Kalispell voters have only a couple more months to decide how they view a proposed upgrade at the city airport before voting it up or down for good this November.

Chad Graham and Jim Lynch shared their wildly differing views about the airport Tuesday during the Kalispell Chamber of Commerce’s monthly luncheon.

Graham, chairman of the Kalispell Planning Board and an uncontested candidate for the Kalispell City Council, discussed the effort he led to put the airport upgrade on the ballot for voters to decide “where it should be.”

Graham described the estimated $16.1 million project as a speculative pursuit.

He argued it will result in cost overruns for the city, do nothing to spur economic activity, improve safety or reduce noise and at best result in a redundant facility with Glacier Park International Airport just up the road.

Graham questioned if Kalispell City Airport is even eligible for federal funding with the two airports so close together and if Kalispell’s recent legal settlement with Diamond Aire could botch that eligibility with a new through-the-fence operator at the city airport. He even wondered aloud at one point if inflated pilot usage estimates were supplied to the Federal Aviation Administration to help get the city airport on a priority list for federal funding.

The best alternative is for Kalispell City Airport to remain in its current footprint and be restructured so it can pay for its own upkeep as a city enterprise fund, Graham said.

Conversely, Lynch, a pilot and former director of the Montana Department of Transportation, called the upgrade a good investment in a valuable city asset.

Lynch said federal funding generated by fuel taxes from the aviation industry would pay for up to 90 percent of the cost to improve the airport and pay Kalispell back for almost $3 million the city has already spent on related land acquisitions and airport improvements, resulting in little to no local match.

The two men had different views of the proposed airport layout plan.

It would move the runway 1,000 feet south, lengthen it by 600 feet and realign it by about 5 degrees, bringing the airport up to federal design standards.

Graham said all the new layout would do is shift “possible impact zones to other parts of the city” and allow larger planes to use the airport. “With larger planes come larger booms. We’re not talking a little damage now. We could be talking two houses at a time, three houses at a time,” he said.

Lynch argued that the proposed layout would improve airport traffic patterns, putting airplanes higher up in the air and farther away from residents. The runway extension is not meant to bring in larger aircraft but rather to improve safety, he said.

“What we’re doing here is improving a city asset to perform in a safe manner. We’re taking care of an asset you have responsibility to take care of and doing it intelligently,” Lynch said.

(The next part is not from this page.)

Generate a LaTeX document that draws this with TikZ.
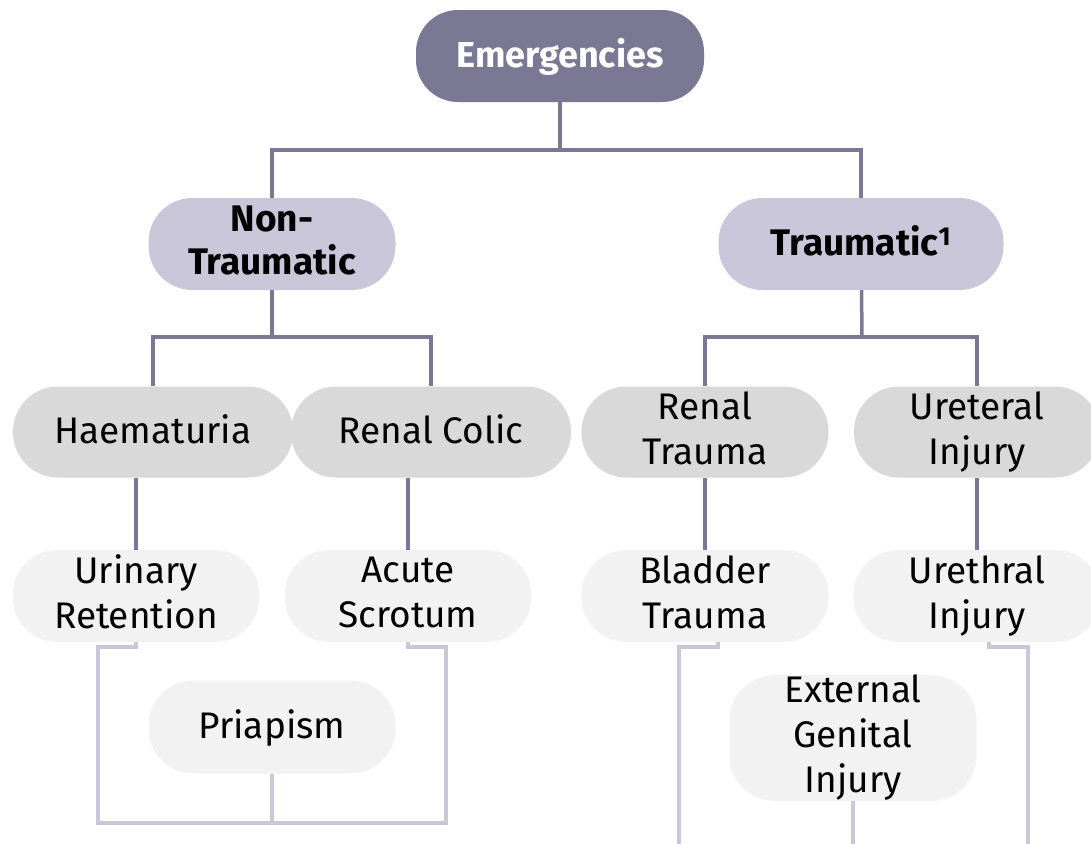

He added that if the city doesn’t want to use money from a federal Airport Improvement Program that was created specifically to help communities improve and maintain their airports, city taxpayers will have to pick up those costs.

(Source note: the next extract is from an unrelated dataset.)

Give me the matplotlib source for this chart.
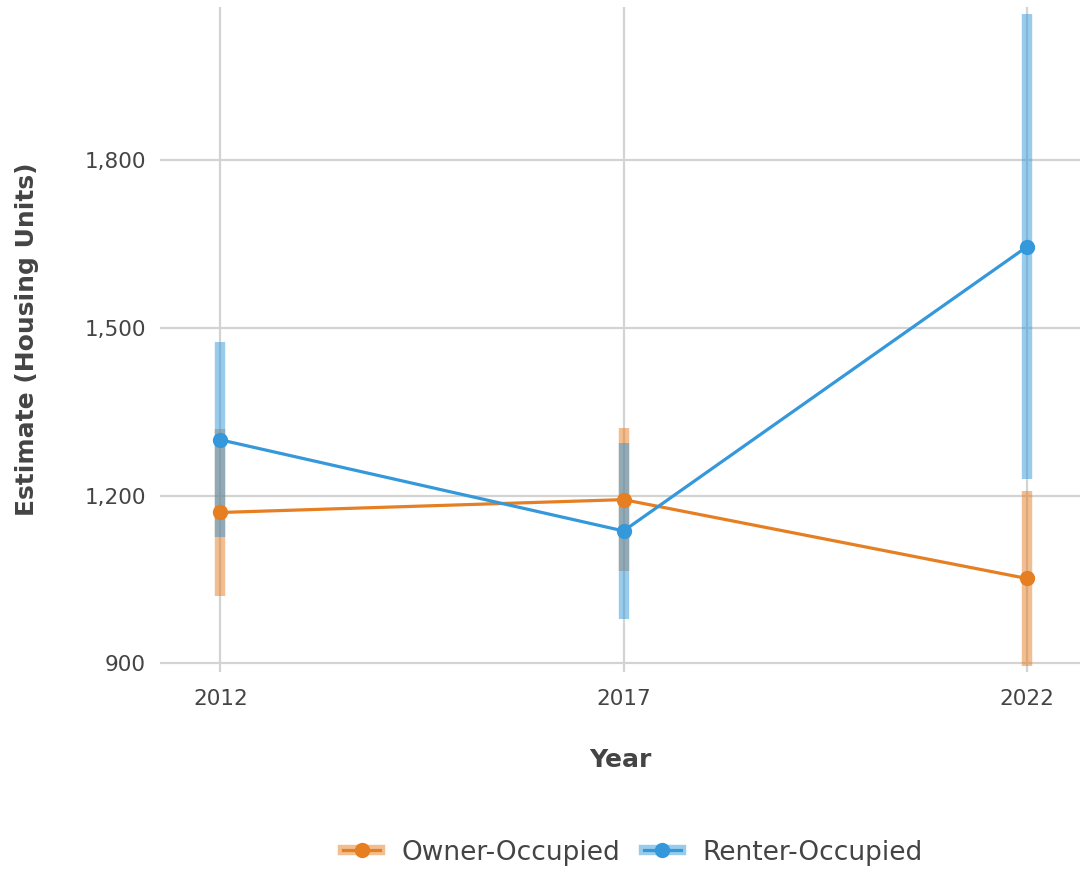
import matplotlib.pyplot as plt
from matplotlib.lines import Line2D
from matplotlib.ticker import FuncFormatter

years = [2012, 2017, 2022]
owner_est = [1170, 1193, 1052]
owner_moe = [150, 128, 157]
renter_est = [1300, 1137, 1645]
renter_moe = [174, 158, 416]

orange = '#E67E22'
blue = '#3498DB'
grid_c = '#D3D3D3'
text_c = '#444444'

plt.rcParams['font.family'] = ['DejaVu Sans']

fig = plt.figure(figsize=(10.8, 8.71), dpi=100)
ax = fig.add_axes([0.148, 0.228, 0.852, 0.764])

# error bars first so lines and points sit above
for est, moe, col in [(owner_est, owner_moe, orange), (renter_est, renter_moe, blue)]:
    ax.vlines(years, [e - m for e, m in zip(est, moe)], [e + m for e, m in zip(est, moe)],
              color=col, alpha=0.5, linewidth=7.5, zorder=2)
ax.plot(years, owner_est, color=orange, linewidth=2.3, marker='o', markersize=10, zorder=3)
ax.plot(years, renter_est, color=blue, linewidth=2.3, marker='o', markersize=10, zorder=3)

ax.set_xlim(2011.25, 2022.66)
ax.set_ylim(884, 2074)
ax.set_xticks(years)
ax.set_yticks([900, 1200, 1500, 1800])
ax.yaxis.set_major_formatter(FuncFormatter(lambda v, p: f'{int(v):,}'))
ax.grid(True, color=grid_c, linewidth=1.6)
ax.set_axisbelow(True)
for s in ax.spines.values():
    s.set_visible(False)
ax.tick_params(length=0, labelsize=15.5, labelcolor=text_c)
ax.tick_params(axis='x', pad=12)
ax.tick_params(axis='y', pad=10)

ax.set_xlabel('Year', fontsize=18, fontweight='bold', color=text_c, labelpad=28)
ax.set_ylabel('Estimate (Housing Units)', fontsize=18, fontweight='bold', color=text_c, labelpad=33)

h_owner = (Line2D([], [], color=orange, alpha=0.5, linewidth=7.5),
           Line2D([], [], color=orange, linewidth=2.3, marker='o', markersize=10))
h_renter = (Line2D([], [], color=blue, alpha=0.5, linewidth=7.5),
            Line2D([], [], color=blue, linewidth=2.3, marker='o', markersize=10))
fig.legend([h_owner, h_renter], ['Owner-Occupied', 'Renter-Occupied'],
           loc='center', bbox_to_anchor=(0.586, 0.021), ncol=2, frameon=False,
           fontsize=19, labelcolor=text_c, handlelength=1.4, columnspacing=0.9, handletextpad=0.8)

fig.savefig('out.png', dpi=100)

Lynch said Kalispell City Airport plays a unique role in Montana’s $1.6 billion aviation industry as a place where pilots can fly in, get a motel room and shop for groceries. “It’s very attractive for those who come in and use our town.”

“If you’ve been to Kalispell City Airport and stand there, you’d be surprised there isn’t a petition to close down Harley Davidson Motorcycle. I hear more motorcycles, trucks and skidding tires at traffic lights than airplanes. I’m a little biased. I like airplanes. But I also like motorcycles and trucks,” Lynch said.

The only way for noise-conscious residents to escape that noise is to buy 20 acres in the wilderness, Lynch argued. That noise is progress, economic activity, development that are bringing people to Kalispell to shop, start businesses and create jobs. “And that I think is a good thing,” he said.

It’s a big vote coming up and not a decision to be taken lightly, Lynch said. He encouraged voters to expand on the information being shared by both supporters and opponents of the proposed airport upgrade.

“There is information out there available to you. Become educated on facts, not fiction, on what is taking place in town. Speak out and go vote. If you’re an educated voter, your vote is the right one,” he said.